Walmart To Kick Off Black Friday At 6 P.M. On Thanksgiving Day (CORRECTION)

Walmart Confirms It Will Also Be Ruining Thanksgiving

Walmart is kicking off Black Friday 6 p.m. on Thanksgiving Day -- two hours earlier than last year, the company announced Tuesday.

The retailer joins 9 others, including Target, Kmart and Best Buy, in opening its doors and starting Black Friday deals on Thanksgiving. It continues a recent industry trend of moving Black Friday earlier and earlier -- ultimately to Thanksgiving Day. Chains are looking squeeze more out of the hugely profitable holiday shopping season, especially this year, when calendar quirks have made it six days shorter.

“Black Friday is our Super Bowl of retail, and it’s very important to us,” Duncan Mac Naughton, the company’s U.S. chief merchandising and marketing officer, told reporters on a conference call Monday. “Almost everybody to date has moved up, at least one hour, if not more. We thought 6 o’clock was the exact right time to win the weekend.”

Shoppers who show up at Walmart shortly after their Thanksgiving dinner (between 6 and 7 p.m.) will get the chance to score deals on Black Friday favorites like electronics and toys that are guaranteed to arrive at their local stores in time for Christmas. Starting at 8 p.m. on Thursday, the retailer will offer another round of discounts on favorite items, in addition to deals throughout the store on Thanksgiving and Black Friday.

Mac Naughton said on the call that Walmart decided to push up the Black Friday due to shopper demand. But reactions to previous announcements of this sort have brought a backlash from customers and workers.

After Kmart announced earlier this month that it would be staying open for 41 hours straight, starting at 6 a.m. Thanksgiving Day, customers blasted the company on its Facebook page. Kmart workers complained to The Huffington Post about the stresses of staffing Thanksgiving Day.

Last year, more than 30,000 people signed an online petition asking Walmart not to open its doors at 8 p.m. on Thanksgiving, arguing that the retailer, which made $17 billion in profits last year, “can afford to give its employees this holiday to spend with their families.”

Most Walmarts are typically open on Thanksgiving Day, but the company only started kicking off the Black Friday frenzy on the holiday in recent years.
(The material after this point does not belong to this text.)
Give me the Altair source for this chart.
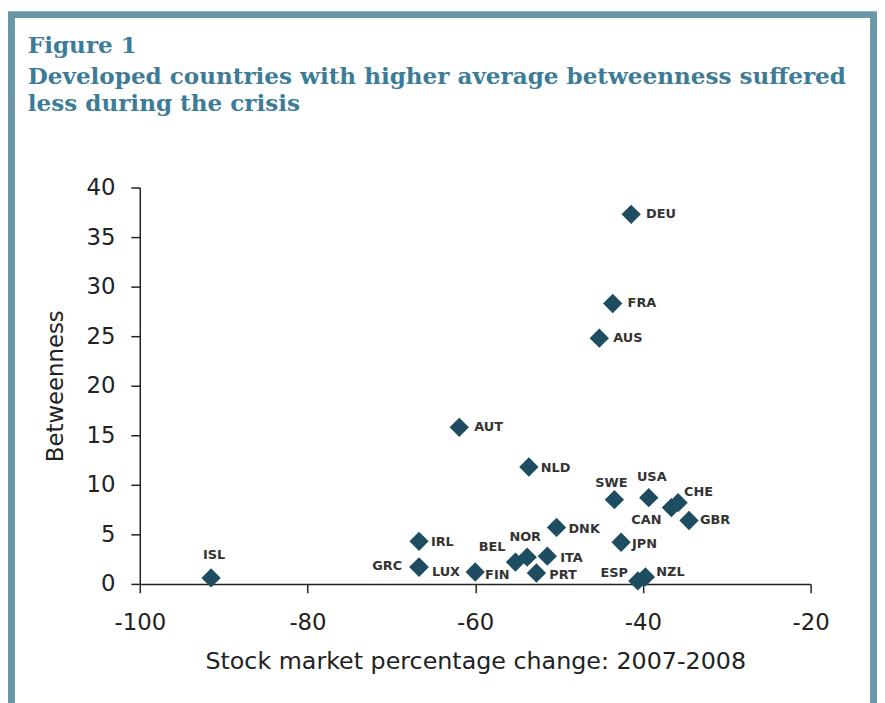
import altair as alt
import pandas as pd

# ---- data ----
countries = ["ISL", "GRC", "LUX", "IRL", "FIN", "BEL", "NOR", "PRT", "ITA", "DNK",
             "NLD", "AUT", "AUS", "FRA", "DEU", "SWE", "JPN", "ESP", "NZL", "USA",
             "CAN", "CHE", "GBR"]
stock_change = [-91.5, -66.7, -66.7, -66.7, -60.0, -55.2, -53.8, -52.7, -51.4, -50.3,
                -53.6, -61.9, -45.2, -43.6, -41.4, -43.4, -42.6, -40.6, -39.7, -39.3,
                -36.6, -35.8, -34.5]
betweenness = [0.6, 1.7, 1.7, 4.3, 1.2, 2.2, 2.7, 1.1, 2.8, 5.7,
               11.8, 15.8, 24.8, 28.3, 37.3, 8.5, 4.2, 0.3, 0.7, 8.7,
               7.7, 8.2, 6.4]
x_ticks = [-100, -80, -60, -40, -20]
y_ticks = [0, 5, 10, 15, 20, 25, 30, 35, 40]

title_head = "Figure 1"
title_lines = ["Developed countries with higher average betweenness suffered",
               "less during the crisis"]
x_title = "Stock market percentage change: 2007-2008"
y_title = "Betweenness"

# ---- label placement (layout only): dx, dy in px, text alignment ----
label_place = {
    "ISL": (3, -23, "center"), "GRC": (-17, -1, "right"), "LUX": (13, 5, "left"),
    "IRL": (12, 1, "left"), "FIN": (10, 3, "left"), "BEL": (-10, -15, "right"),
    "NOR": (-2, -20, "center"), "PRT": (13, 2, "left"), "ITA": (13, 2, "left"),
    "DNK": (12, 2, "left"), "NLD": (12, 1, "left"), "AUT": (15, 0, "left"),
    "AUS": (14, 0, "left"), "FRA": (15, 0, "left"), "DEU": (15, 0, "left"),
    "SWE": (-3, -17, "center"), "JPN": (11, 2, "left"), "ESP": (-10, -8, "right"),
    "NZL": (11, -5, "left"), "USA": (3, -21, "center"), "CAN": (-10, 13, "right"),
    "CHE": (6, -11, "left"), "GBR": (11, 0, "left"),
}

df = pd.DataFrame({"country": countries, "change": stock_change, "betweenness": betweenness})
df["ldx"] = [label_place[c][0] for c in countries]
df["ldy"] = [label_place[c][1] for c in countries]
df["lalign"] = [label_place[c][2] for c in countries]

W, H = 677, 400
PAD_L, PAD_T = 133, 178
TOTAL_W, TOTAL_H = 877, 695

BORDER = "#6a97a6"
TITLE_C = "#3d7c96"
POINT_C = "#1e4d61"
AXIS_C = "#222222"
FONT = "DejaVu Sans"
TFONT = "DejaVu Serif"

x_enc = alt.X("change:Q",
              scale=alt.Scale(domain=[-100, -20], nice=False, zero=False),
              axis=alt.Axis(values=x_ticks, title=x_title, grid=False,
                            tickSize=9, labelPadding=19, titlePadding=15,
                            titleFontSize=24,
                            labelExpr="datum.value < 0 ? '-' + abs(datum.value) : '' + datum.value",
                            labelFlush=False))
y_enc = alt.Y("betweenness:Q",
              scale=alt.Scale(domain=[0, 40], nice=False),
              axis=alt.Axis(values=y_ticks, title=y_title, grid=False,
                            tickSize=9, labelPadding=16, titlePadding=19))

points = alt.Chart(df).mark_point(shape="diamond", filled=True, size=380,
                                  color=POINT_C, opacity=1).encode(x=x_enc, y=y_enc)

labels = alt.Chart(df).mark_text(
    font=FONT, fontWeight="bold", fontSize=13, color="#333333", baseline="middle",
    dx=alt.expr("datum.ldx"), dy=alt.expr("datum.ldy"), align=alt.expr("datum.lalign"),
).encode(x="change:Q", y="betweenness:Q", text="country:N")

one = pd.DataFrame({"k": [0]})

frame = alt.Chart(one).mark_rect(filled=False, stroke=BORDER, strokeWidth=7, clip=False).encode(
    x=alt.value(3.5 - PAD_L), x2=alt.value(TOTAL_W - 3.5 - PAD_L),
    y=alt.value(3.5 - PAD_T), y2=alt.value(TOTAL_H + 60 - PAD_T))

head = alt.Chart(one).mark_text(
    text=title_head, font=TFONT, fontWeight="bold", fontSize=23.3,
    color=TITLE_C, align="left", baseline="alphabetic", clip=False,
).encode(x=alt.value(28 - 8 - PAD_L), y=alt.value(50 - 8 - PAD_T))

title = alt.Chart(one).mark_text(
    text=title_lines, font=TFONT, fontWeight="bold", fontSize=23.3,
    lineHeight=27, color=TITLE_C, align="left", baseline="alphabetic", clip=False,
).encode(x=alt.value(28 - 8 - PAD_L), y=alt.value(81.5 - 8 - PAD_T))

chart = alt.layer(frame, head, title, points, labels).properties(
    width=W, height=H,
    autosize=alt.AutoSizeParams(type="none"),
    padding={"left": PAD_L, "top": PAD_T,
             "right": TOTAL_W - PAD_L - W, "bottom": TOTAL_H - PAD_T - H},
    background="white",
).configure_view(stroke=None).configure_axis(
    labelFont=FONT, titleFont=FONT, labelFontSize=23, titleFontSize=23,
    titleFontWeight="normal", labelColor=AXIS_C, titleColor=AXIS_C,
    domainColor=AXIS_C, tickColor=AXIS_C, domainWidth=1.5, tickWidth=1.5,
)

chart.save("out.html", embed_options={"renderer": "svg", "actions": False})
This year, the more than 1 million Walmart workers staffing the holiday are “really excited to work that day,” Mac Naughton said on the call. Walmart employees who work Thanksgiving will get paid extra for their services and get a 25 percent discount on any one transaction Dec. 5 and 6.

They’ll also get “a nice Thanksgiving dinner at work,” Mac Naughton said. “We appreciate each of our associates and the time that they dedicate.”

Walmart workers may end up getting attention for more than their work during the holiday. Last year, protesters showed up at more than 100 stores in 46 cities on Thanksgiving and Black Friday, demanding higher wages and better working conditions for employees.

Despite the protests, the company said it had its most profitable Black Friday ever last year.

Organizers are likely planning similar actions this year. They kicked off a series of protests leading up to the holiday season with strikes at Los Angeles-area Walmarts last week. The protests were the largest display of civil disobedience in Walmart history and resulted in more than 50 arrests.

CORRECTION: An earlier version of the story and headline incorrectly implied Walmart isn't typically open on Thanksgiving. Most Walmart stores are open on the Thanksgiving, but the retailer only decided to start offering Black Friday deals on the holiday in recent years.